The inaugural exhibition for the BMA’s new Patricia and Mark Joseph Education Center brings together more than 30 works from across the BMA’s collection to explore the universal theme of home.
Visitors will discover paintings, sculptures, decorative arts, textiles, and works on paper from the Americas, Europe, Africa, Asia, and the Pacific Islands, as well as four miniature rooms, plus a variety of interactive features presented in three thematic areas:
Façades & Thresholds: Transitional spaces such as doors, windows, and porches convey the history of a dwelling as well as the identity and values of its makers and occupants. Emile-Antoine Bourdelle’s sinister bronze Medusa Door Knocker (1925) and a colorful early 20th-century Suzani prayer rug from Central Asia show how we mediate the public and private through objects.
Domestic Interiors: Works made for or featuring domestic settings invite visitors to consider how we make home. Paintings like Marguerite Gerard’s Motherhood (c. 1795) and a selection of chairs, vessels, and other objects from an ancient Greek krater to a modern toaster reflect the individual, familial, social, and cultural identities and activities of their owners.
Arrivals & Departures: Objects that show a world of constant transformation and movement include Alfred Stieglitz’s Steerage (1907) photograph of passengers boarding a ship, Susan Harbage Page’s Hiding Place No. 3, Laredo, Texas (2011) large scale photograph of a temporary shelter for someone crossing the U.S./Mexican border, and an ancient Nayarit Model House (c. 200 A.D.) created for the afterlife.
Interactive features include Home Stories videos that reveal an individual’s or family’s experience living with a reproduction of one of four objects for a month. Another group of artworks has soundscapes that immerse visitors in the place where the object was made through authentic audio recordings. The BMA’s Go Mobile smartphone guide has been expanded with 40 new stops with original content for artworks in Imagining Home.

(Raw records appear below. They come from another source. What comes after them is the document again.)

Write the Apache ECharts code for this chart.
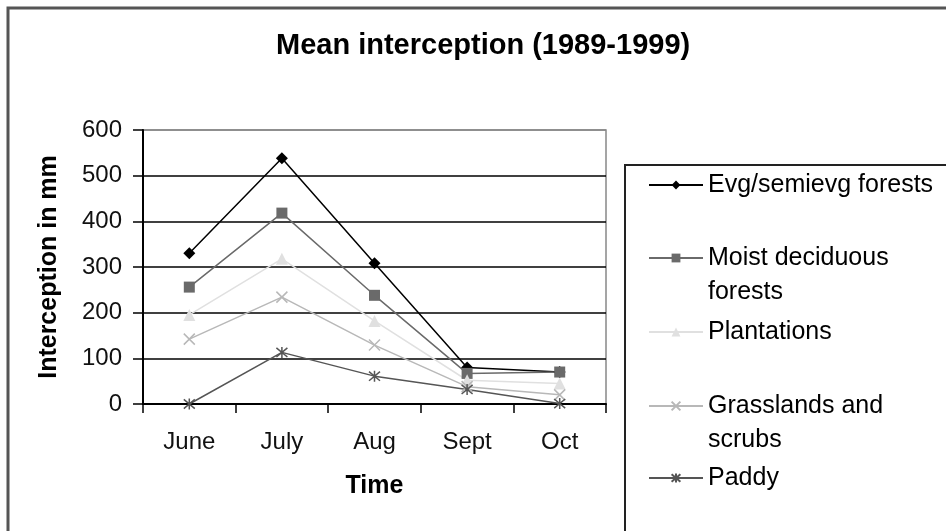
<!DOCTYPE html>
<html>
<head>
<meta charset="utf-8">
<script src="https://cdn.jsdelivr.net/npm/echarts@6/dist/echarts.min.js"></script>
<style>
  html, body { margin: 0; padding: 0; background: #fff; }
  #chart { width: 946px; height: 531px; }
</style>
</head>
<body>
<div id="chart"></div>
<script>
const months = ['June', 'July', 'Aug', 'Sept', 'Oct']
const evgForests = [330, 538, 308, 80, 70]
const moistForests = [256, 418, 238, 67, 70]
const plantations = [195, 318, 182, 52, 45]
const grasslands = [142, 234, 129, 38, 20]
const paddy = [0, 113, 61, 32, 1]

const font = 'Liberation Sans, Arial, sans-serif'
const crossPath = 'path://M0,0L10,10M10,0L0,10'
const starPath = 'path://M0,0L10,10M10,0L0,10M5,-1L5,11'

const chart = echarts.init(document.getElementById('chart'))

// one small legend per entry so the rows can sit where the reference has them
const legendRow = (name, centerY, lines) => ({
  data: [name],
  left: 648,
  top: centerY - (lines === 3 ? 51 : 17),
  padding: 0,
  itemWidth: 54,
  itemHeight: 11,
  itemGap: 5,
  selectedMode: false,
  formatter: (n) => {
    if (n === 'Moist deciduous forests') return '\nMoist deciduous\nforests'
    if (n === 'Grasslands and scrubs') return '\nGrasslands and\nscrubs'
    return n
  },
  textStyle: { fontFamily: font, fontSize: 25, color: '#000', lineHeight: 34 },
})

const lineSeries = (name, data, color, symbol, size, extra) => Object.assign({
  name: name,
  type: 'line',
  data: data,
  symbol: symbol,
  symbolSize: size,
  showAllSymbol: true,
  lineStyle: { color: color, width: 1.5 },
  itemStyle: { color: color, borderColor: color, borderWidth: 0 },
}, extra || {})

chart.setOption({
  animation: false,
  backgroundColor: '#fff',
  title: {
    text: 'Mean interception (1989-1999)',
    left: 276,
    top: 31,
    padding: 0,
    textStyle: { fontFamily: font, fontSize: 29, fontWeight: 'bold', color: '#000' },
  },
  graphic: [
    // outer chart frame, running off the right and bottom edge
    { type: 'rect', shape: { x: 8, y: 8, width: 1100, height: 700 }, style: { fill: 'none', stroke: '#555', lineWidth: 3 }, z: 0 },
    // legend frame
    { type: 'rect', shape: { x: 625, y: 165, width: 500, height: 500 }, style: { fill: 'none', stroke: '#222', lineWidth: 2 }, z: 0 },
  ],
  legend: [
    legendRow('Evg/semievg forests', 185, 1),
    legendRow('Moist deciduous forests', 258, 3),
    legendRow('Plantations', 332, 1),
    legendRow('Grasslands and scrubs', 406, 3),
    legendRow('Paddy', 478, 1),
  ],
  grid: {
    left: 143,
    right: 340,
    top: 130,
    bottom: 127,
    show: true,
    borderColor: '#888',
    borderWidth: 1.5,
  },
  xAxis: {
    type: 'category',
    data: months,
    boundaryGap: true,
    name: 'Time',
    nameLocation: 'middle',
    nameGap: 70,
    nameTextStyle: { fontFamily: font, fontSize: 25, fontWeight: 'bold', color: '#000' },
    axisLine: { lineStyle: { color: '#000', width: 2 } },
    axisTick: { show: true, length: 9, lineStyle: { color: '#000', width: 1.5 } },
    axisLabel: { fontFamily: font, fontSize: 24, color: '#111', margin: 26 },
  },
  yAxis: {
    type: 'value',
    min: 0,
    max: 600,
    interval: 100,
    name: 'Interception in mm',
    nameLocation: 'middle',
    nameGap: 81,
    nameTextStyle: { fontFamily: font, fontSize: 25, fontWeight: 'bold', color: '#000' },
    axisLine: { show: true, lineStyle: { color: '#000', width: 2 } },
    axisTick: { show: true, length: 10, lineStyle: { color: '#000', width: 1.5 } },
    axisLabel: { fontFamily: font, fontSize: 24, color: '#111', margin: 21 },
    splitLine: {
      show: true,
      lineStyle: { color: ['#000', '#000', '#000', '#000', '#000', '#000', '#888'], width: 1.5 },
    },
  },
  // later series paint on top, like the reference (Moist square over Evg at Oct)
  series: [
    lineSeries('Evg/semievg forests', evgForests, '#000', 'diamond', 12),
    lineSeries('Moist deciduous forests', moistForests, '#6a6a6a', 'rect', 11),
    lineSeries('Plantations', plantations, '#e0e0e0', 'triangle', 12),
    lineSeries('Grasslands and scrubs', grasslands, '#b8b8b8', crossPath, 11, { itemStyle: { color: '#b8b8b8', borderColor: '#b8b8b8', borderWidth: 1.5 } }),
    lineSeries('Paddy', paddy, '#555', starPath, 11, { itemStyle: { color: '#555', borderColor: '#555', borderWidth: 1.5 } }),
  ],
})

window.addEventListener('resize', () => chart.resize())
</script>
</body>
</html>
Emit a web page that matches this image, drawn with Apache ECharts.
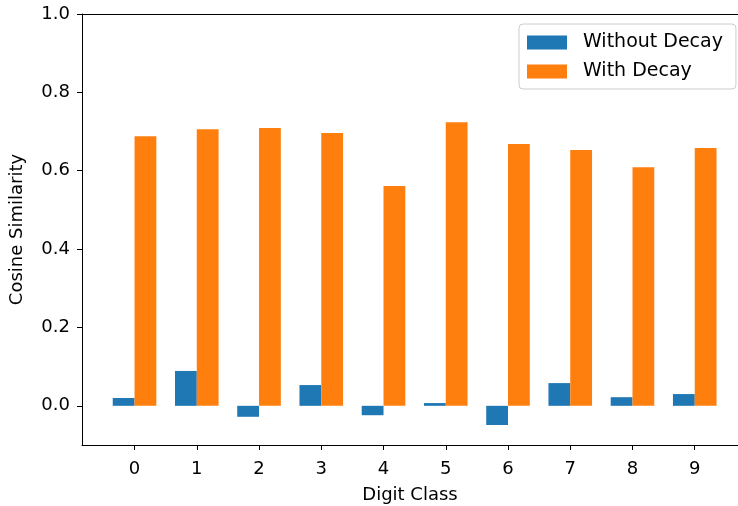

Friendly gallery hosts are stationed in the exhibition during weekends and events to provide information about the objects and experiences upon request. There is also a nook with seating, books, and magazines for visitors who want to relax.
This exhibition is the result of a collaboration between Director of Interpretation and Public Engagement Gamynne Guillotte and Associate Curator of European Painting & Sculpture Oliver Shell.